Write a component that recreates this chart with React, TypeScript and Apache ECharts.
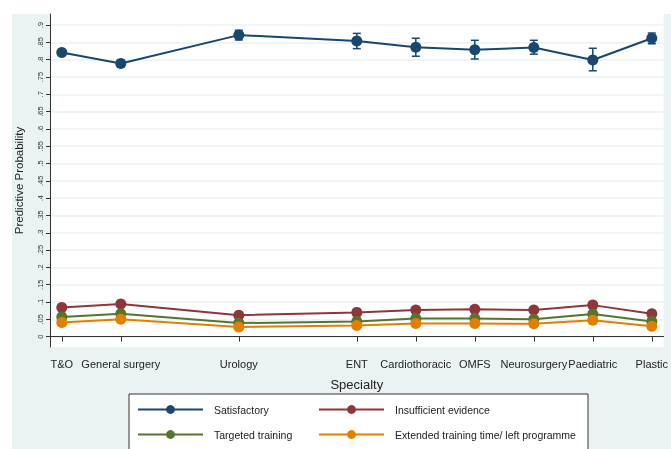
import React, { useEffect, useRef } from "react";
import * as echarts from "echarts";

const categories = ["T&O", "General surgery", "Urology", "ENT", "Cardiothoracic", "OMFS", "Neurosurgery", "Paediatric", "Plastic"];
const positions = [1, 2, 4, 6, 7, 8, 9, 10, 11];
const yTicks = [0, 0.05, 0.1, 0.15, 0.2, 0.25, 0.3, 0.35, 0.4, 0.45, 0.5, 0.55, 0.6, 0.65, 0.7, 0.75, 0.8, 0.85, 0.9];

const satisfactory = [0.821, 0.789, 0.871, 0.854, 0.836, 0.829, 0.835, 0.799, 0.862];
const satisfactoryLow = [0.813, 0.779, 0.857, 0.832, 0.810, 0.802, 0.816, 0.768, 0.846];
const satisfactoryHigh = [0.829, 0.799, 0.885, 0.876, 0.862, 0.856, 0.856, 0.833, 0.877];

const insufficient = [0.084, 0.094, 0.062, 0.070, 0.077, 0.079, 0.077, 0.091, 0.066];
const insufficientLow = [0.079, 0.089, 0.058, 0.065, 0.070, 0.072, 0.071, 0.081, 0.061];
const insufficientHigh = [0.089, 0.099, 0.066, 0.075, 0.084, 0.086, 0.083, 0.101, 0.071];

const targeted = [0.057, 0.066, 0.039, 0.044, 0.052, 0.052, 0.050, 0.065, 0.044];
const targetedLow = [0.053, 0.062, 0.036, 0.040, 0.047, 0.047, 0.046, 0.058, 0.040];
const targetedHigh = [0.061, 0.070, 0.042, 0.048, 0.057, 0.057, 0.054, 0.072, 0.048];

const extended = [0.041, 0.050, 0.028, 0.032, 0.038, 0.038, 0.037, 0.047, 0.030];
const extendedLow = [0.038, 0.046, 0.025, 0.029, 0.034, 0.034, 0.033, 0.042, 0.027];
const extendedHigh = [0.044, 0.054, 0.031, 0.035, 0.042, 0.042, 0.041, 0.052, 0.033];

const seriesNames = ["Satisfactory", "Insufficient evidence", "Targeted training", "Extended training time/ left programme"];
const colors = ["#1a476f", "#90353b", "#55752f", "#e37e00"];

const FONT = "Liberation Sans, Arial, sans-serif";

export default function App() {
  const ref = useRef<HTMLDivElement>(null);
  useEffect(() => {
    if (!ref.current) return;
    const chart = echarts.init(ref.current, null, { renderer: "svg" });
    const values = [satisfactory, insufficient, targeted, extended];
    const lows = [satisfactoryLow, insufficientLow, targetedLow, extendedLow];
    const highs = [satisfactoryHigh, insufficientHigh, targetedHigh, extendedHigh];

    const errSeries = values.map((_, si) => ({
      type: "custom",
      name: seriesNames[si] + " CI",
      z: 2,
      silent: true,
      data: positions.map((p, i) => [p, lows[si][i], highs[si][i]]),
      encode: { x: 0, y: [1, 2] },
      renderItem: (params: any, api: any) => {
        const x = api.value(0);
        const lo = api.coord([x, api.value(1)]);
        const hi = api.coord([x, api.value(2)]);
        const hw = 4;
        const style = { stroke: colors[si], lineWidth: 1.5 };
        return {
          type: "group",
          children: [
            { type: "line", shape: { x1: lo[0], y1: lo[1], x2: hi[0], y2: hi[1] }, style },
            { type: "line", shape: { x1: lo[0] - hw, y1: lo[1], x2: lo[0] + hw, y2: lo[1] }, style },
            { type: "line", shape: { x1: hi[0] - hw, y1: hi[1], x2: hi[0] + hw, y2: hi[1] }, style },
          ],
        };
      },
    }));

    const lineSeries = values.map((v, si) => ({
      type: "line",
      name: seriesNames[si],
      z: 3,
      data: positions.map((p, i) => [p, v[i]]),
      symbol: "circle",
      symbolSize: 11,
      showSymbol: true,
      itemStyle: { color: colors[si] },
      lineStyle: { color: colors[si], width: 2 },
    }));

    const legendPos = [
      { left: 137, top: 404 },
      { left: 318, top: 404 },
      { left: 137, top: 429 },
      { left: 318, top: 429 },
    ];

    const legends = seriesNames.map((n, i) => ({
      data: [n],
      left: legendPos[i].left,
      top: legendPos[i].top,
      itemWidth: 65,
      itemHeight: 11,
      selectedMode: false,
      padding: 0,
      textStyle: { fontFamily: FONT, fontSize: 10.5, color: "#222", padding: [0, 0, 0, 6] },
    }));

    chart.setOption({
      animation: false,
      textStyle: { fontFamily: FONT },
      graphic: [
        { type: "rect", shape: { x: 12, y: 14, width: 659, height: 435 }, style: { fill: "#eaf2f3" }, z: -10 },
        { type: "rect", shape: { x: 129, y: 394, width: 459, height: 70 }, style: { fill: "#ffffff", stroke: "#333", lineWidth: 1 }, z: -5 },
      ],
      grid: { left: 50, right: 2, top: 14, bottom: 102, show: true, backgroundColor: "#ffffff", borderWidth: 0 },
      xAxis: {
        type: "value",
        min: 0.8,
        max: 11.2,
        name: "Specialty",
        nameLocation: "middle",
        nameGap: 31,
        nameTextStyle: { fontFamily: FONT, fontSize: 13, color: "#222" },
        axisLine: { show: true, lineStyle: { color: "#333", width: 1 } },
        axisTick: { show: true, length: 5, customValues: positions, lineStyle: { color: "#333" } },
        axisLabel: {
          customValues: positions,
          margin: 11,
          fontFamily: FONT,
          fontSize: 11,
          color: "#222",
          formatter: (val: number) => {
            const idx = positions.indexOf(val);
            return idx >= 0 ? categories[idx] : "";
          },
        },
        splitLine: { show: false },
      },
      yAxis: {
        type: "value",
        min: -0.03,
        max: 0.932,
        name: "Predictive Probability",
        nameLocation: "middle",
        nameGap: 25,
        nameRotate: 90,
        nameTextStyle: { fontFamily: FONT, fontSize: 11.5, color: "#222" },
        axisLine: { show: true, lineStyle: { color: "#333", width: 1 } },
        axisTick: { show: true, length: 4, customValues: yTicks, lineStyle: { color: "#333" } },
        axisLabel: {
          customValues: yTicks,
          rotate: 90,
          margin: 6,
          fontFamily: FONT,
          fontSize: 7.5,
          color: "#333",
          formatter: (val: number) => {
            const r = Math.round(val * 100) / 100;
            return r === 0 ? "0" : String(r).replace(/^0\./, ".");
          },
        },
        splitLine: { show: true, customValues: yTicks, lineStyle: { color: "#eaf2f3", width: 1.5 } },
      },
      legend: legends,
      series: [...errSeries, ...lineSeries],
    });
    return () => chart.dispose();
  }, []);
  return <div ref={ref} style={{ position: "fixed", left: 0, top: 0, width: 671, height: 449 }} />;
}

SHORT TASK =>
Please restate the material above line by line, exactly, beginning at its first line and ending with the line that contains "0.083, 0.101, 0.071];", without any pictures.

THE OUTPUT =>
Write a component that recreates this chart with React, TypeScript and Apache ECharts.
import React, { useEffect, useRef } from "react";
import * as echarts from "echarts";

const categories = ["T&O", "General surgery", "Urology", "ENT", "Cardiothoracic", "OMFS", "Neurosurgery", "Paediatric", "Plastic"];
const positions = [1, 2, 4, 6, 7, 8, 9, 10, 11];
const yTicks = [0, 0.05, 0.1, 0.15, 0.2, 0.25, 0.3, 0.35, 0.4, 0.45, 0.5, 0.55, 0.6, 0.65, 0.7, 0.75, 0.8, 0.85, 0.9];

const satisfactory = [0.821, 0.789, 0.871, 0.854, 0.836, 0.829, 0.835, 0.799, 0.862];
const satisfactoryLow = [0.813, 0.779, 0.857, 0.832, 0.810, 0.802, 0.816, 0.768, 0.846];
const satisfactoryHigh = [0.829, 0.799, 0.885, 0.876, 0.862, 0.856, 0.856, 0.833, 0.877];

const insufficient = [0.084, 0.094, 0.062, 0.070, 0.077, 0.079, 0.077, 0.091, 0.066];
const insufficientLow = [0.079, 0.089, 0.058, 0.065, 0.070, 0.072, 0.071, 0.081, 0.061];
const insufficientHigh = [0.089, 0.099, 0.066, 0.075, 0.084, 0.086, 0.083, 0.101, 0.071];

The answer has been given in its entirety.